A three-year contract with ACMH Nurses United expired in July, with staff recruitment and retention at the center of the negotiations, the union said. On Wednesday, nurses voted by a 94% margin to authorize a strike.
The hospital said it had made a contract offer that would raise average wages over 15% over three years and also criticized the possible work stoppage.
“A threatened work stoppage does not help either side in a negotiation, nor the residents of the community that we serve and who are in need,” Anne Remaley, Vice President of Human Resources, said in a prepared statement. “We need to continue to meet the health care needs of this community, today, tomorrow and into the future.”
For nurses, the core issue was staffing.
“We want to provide excellent care and we can’t do that when we aren’t staffed appropriately and nurses are assigned too many patients at once,” Cassie Wood, a registered nurse and president of ACMH Nurses United, said in a prepared statement. “This isn’t a problem without a solution — the hospital can commit the necessary resources to the front lines, something a lot of hospitals are already doing.”
The strike authorization vote allows the union’s bargaining committee to issue a 10-day strike notice to the hospital if it deems it necessary.

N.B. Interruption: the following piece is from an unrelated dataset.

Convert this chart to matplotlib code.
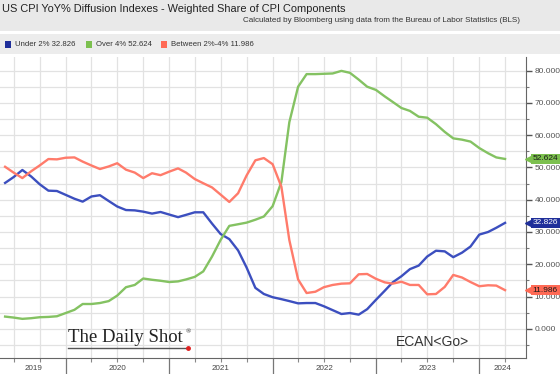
import matplotlib
matplotlib.use("Agg")
import matplotlib.pyplot as plt
import matplotlib.dates as mdates
import matplotlib.transforms as mtransforms
import numpy as np
import pandas as pd

# monthly observations, Jun 2019 .. Apr 2024 (plot positions)
dates = pd.date_range("2019-06-01", periods=59, freq="MS")

under_2 = [45.2, 47.0, 49.2, 47.2, 44.8, 42.8, 42.7, 41.5, 40.3, 39.4,
           41.0, 41.4, 39.6, 37.9, 36.8, 36.7, 36.3, 35.7, 36.2, 35.4,
           34.6, 35.3, 36.1, 36.1, 32.6, 29.4, 27.8, 24.3, 19.0, 12.7,
           10.8, 9.8, 9.2, 8.6, 7.9, 8.0, 8.0, 7.0, 5.8, 4.6,
           4.9, 4.4, 6.1, 9.0, 11.8, 14.4, 16.3, 18.5, 19.6, 22.4,
           24.2, 24.0, 22.2, 23.6, 25.5, 29.2, 30.0, 31.3, 32.826]

over_4 = [3.8, 3.5, 3.1, 3.3, 3.6, 3.7, 3.9, 4.9, 5.9, 7.7,
          7.7, 8.0, 8.6, 10.3, 12.9, 13.6, 15.6, 15.2, 14.9, 14.5,
          14.7, 15.3, 16.1, 17.8, 22.4, 27.5, 31.9, 32.4, 32.9, 33.8,
          34.8, 38.0, 45.5, 64.0, 75.0, 78.9, 78.9, 79.0, 79.1, 79.9,
          79.3, 77.2, 75.0, 74.0, 72.0, 70.3, 68.4, 67.5, 65.7, 65.4,
          63.4, 61.0, 59.0, 58.6, 58.0, 56.0, 54.4, 53.1, 52.624]

between = [50.2, 48.4, 46.7, 48.8, 50.6, 52.6, 52.5, 53.0, 53.1, 51.8,
           50.6, 49.5, 50.3, 51.3, 49.3, 48.4, 46.7, 48.2, 47.6, 48.7,
           49.7, 48.4, 46.4, 45.1, 43.8, 41.6, 39.3, 42.0, 47.5, 52.2,
           52.9, 51.0, 44.0, 27.5, 15.3, 11.1, 11.5, 12.9, 13.6, 14.0,
           14.1, 16.9, 17.0, 15.5, 14.4, 14.0, 14.6, 13.6, 13.6, 10.7,
           10.8, 13.0, 16.7, 15.9, 14.5, 13.2, 13.5, 13.4, 11.986]

series = [
    ("Under 2%", under_2, "#3c4fbf", "#1f2f9a", "white"),
    ("Over 4%", over_4, "#84c262", "#7cc04f", "#1a1a1a"),
    ("Between 2%-4%", between, "#ff7b6b", "#ff6a55", "#1a1a1a"),
]

years = [2019, 2020, 2021, 2022, 2023, 2024]

plt.rcParams["font.family"] = ["Liberation Sans", "DejaVu Sans"]

fig = plt.figure(figsize=(5.6, 3.74), dpi=100, facecolor="white")

# header bands
fig.patches.append(plt.Rectangle((0, 1 - 31 / 374), 1, 31 / 374, transform=fig.transFigure,
                                 facecolor="#e9e9e9", edgecolor="none", zorder=0))
fig.patches.append(plt.Rectangle((0, 1 - 54 / 374), 1, 20 / 374, transform=fig.transFigure,
                                 facecolor="#ececec", edgecolor="none", zorder=0))

fig.text(0.004, 1 - 9 / 374, "US CPI YoY% Diffusion Indexes - Weighted Share of CPI Components",
         fontsize=7.9, color="#222222", va="center", ha="left")
fig.text(0.929, 1 - 20 / 374,
         "Calculated by Bloomberg using data from the Bureau of Labor Statistics (BLS)",
         fontsize=5.8, color="#333333", va="center", ha="right")

# legend row
lx = 5
for name, vals, col, tagcol, tagtxt in series:
    fig.patches.append(plt.Rectangle((lx / 560, 1 - 48 / 374), 6 / 560, 7 / 374,
                                     transform=fig.transFigure, facecolor=tagcol,
                                     edgecolor="none"))
    fig.text((lx + 10) / 560, 1 - 44.5 / 374, f"{name} {vals[-1]:.3f}",
             fontsize=5.6, color="#333333", va="center", ha="left")
    lx += {"Under 2%": 81, "Over 4%": 75, "Between 2%-4%": 0}[name]

ax = fig.add_axes([0.0, 0.043, 526 / 560, 1 - 57 / 374 - 0.043])
ax.set_facecolor("white")

for name, vals, col, tagcol, tagtxt in series:
    ax.plot(dates, vals, color=col, linewidth=1.7, zorder=3)

ax.set_xlim(pd.Timestamp("2019-05-14"), pd.Timestamp("2024-06-14"))
ax.set_ylim(-9, 84.2)

# y axis on the right
ax.yaxis.tick_right()
ax.set_yticks(np.arange(0, 81, 10))
ax.set_yticks(np.arange(-5, 84, 5), minor=True)
ax.yaxis.set_major_formatter(matplotlib.ticker.FormatStrFormatter("%.3f"))
ax.tick_params(axis="y", which="major", length=4, width=1, color="#555555",
               labelsize=6, labelcolor="#555555", pad=2)
ax.tick_params(axis="y", which="minor", length=2.5, width=0.8, color="#777777")

# x axis: quarters + year separators
ax.xaxis.set_major_locator(mdates.YearLocator())
ax.xaxis.set_minor_locator(mdates.MonthLocator(bymonth=[1, 4, 7, 10]))
ax.xaxis.set_major_formatter(matplotlib.ticker.NullFormatter())
ax.tick_params(axis="x", which="major", length=12, width=0.9, color="#777777")
ax.tick_params(axis="x", which="minor", length=3, width=0.8, color="#888888")

ax.grid(True, which="both", axis="both", color="#e2e2e2", linewidth=0.9, zorder=0)

for s in ["top", "left"]:
    ax.spines[s].set_visible(False)
ax.spines["right"].set_color("#666666")
ax.spines["bottom"].set_color("#666666")

# year labels centred in the visible part of each year
x0, x1 = ax.get_xlim()
trans = mtransforms.blended_transform_factory(ax.transData, ax.transAxes)
for yr in years:
    a = max(mdates.date2num(pd.Timestamp(f"{yr}-01-01")), x0)
    b = min(mdates.date2num(pd.Timestamp(f"{yr + 1}-01-01")), x1)
    ax.text((a + b) / 2 + (3 if yr == 2019 else 0), -0.035, str(yr), transform=trans,
            ha="center", va="center", fontsize=5.8, color="#444444", clip_on=False)

# last value tags on the right axis
ytrans = mtransforms.blended_transform_factory(ax.transAxes, ax.transData)
for name, vals, col, tagcol, tagtxt in series:
    ax.plot([1.006], [vals[-1]], marker="<", markersize=6, color=tagcol,
            transform=ytrans, clip_on=False, zorder=5)
    ax.text(1.013, vals[-1], f"{vals[-1]:.3f}", transform=ytrans, ha="left",
            va="center", fontsize=6, color=tagtxt, clip_on=False, zorder=6,
            bbox=dict(boxstyle="square,pad=0.2", facecolor=tagcol, edgecolor="none"))

# watermarks
fig.text(68 / 560, 1 - 338 / 374, "The Daily Shot", family="Liberation Serif",
         fontsize=13.5, color="#222222", va="center", ha="left")
fig.text(186 / 560, 1 - 332 / 374, "®", family="Liberation Serif",
         fontsize=5, color="#222222", va="center", ha="left")
fig.lines.append(plt.Line2D([68 / 560, 187 / 560], [1 - 348 / 374] * 2,
                            transform=fig.transFigure, color="#555555", linewidth=1))
fig.lines.append(plt.Line2D([188 / 560], [1 - 348 / 374], transform=fig.transFigure,
                            marker="o", markersize=2.5, color="#e02020", linestyle="none"))
fig.text(396 / 560, 1 - 342 / 374, "ECAN<Go>", fontsize=10, color="#333333",
         va="center", ha="left")

fig.savefig("out.png", dpi=100)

ACMH Nurses United, which represents 213 nurses at Armstrong Memorial, is an affiliate of the Philadelphia-based Pennsylvania Association of Staff Nurses and Allied Professionals, which represents more than 9,000 nurses and health care workers in the state. The strike vote at Armstrong County Memorial Hospital came the same week that PASNAP and other health care unions lobbied lawmakers in Harrisburg for passage of the Patient Safety Act, which would set nurse to patient staffing standards.
The bill, which has 105 co-sponsors in the House, has been hung up in the House Health Committee, which is chaired by Rep. Kathy L. Rapp, a Republican from Warren, PASNAP spokeswoman said. The bill can’t come up for a vote before it comes out of committee.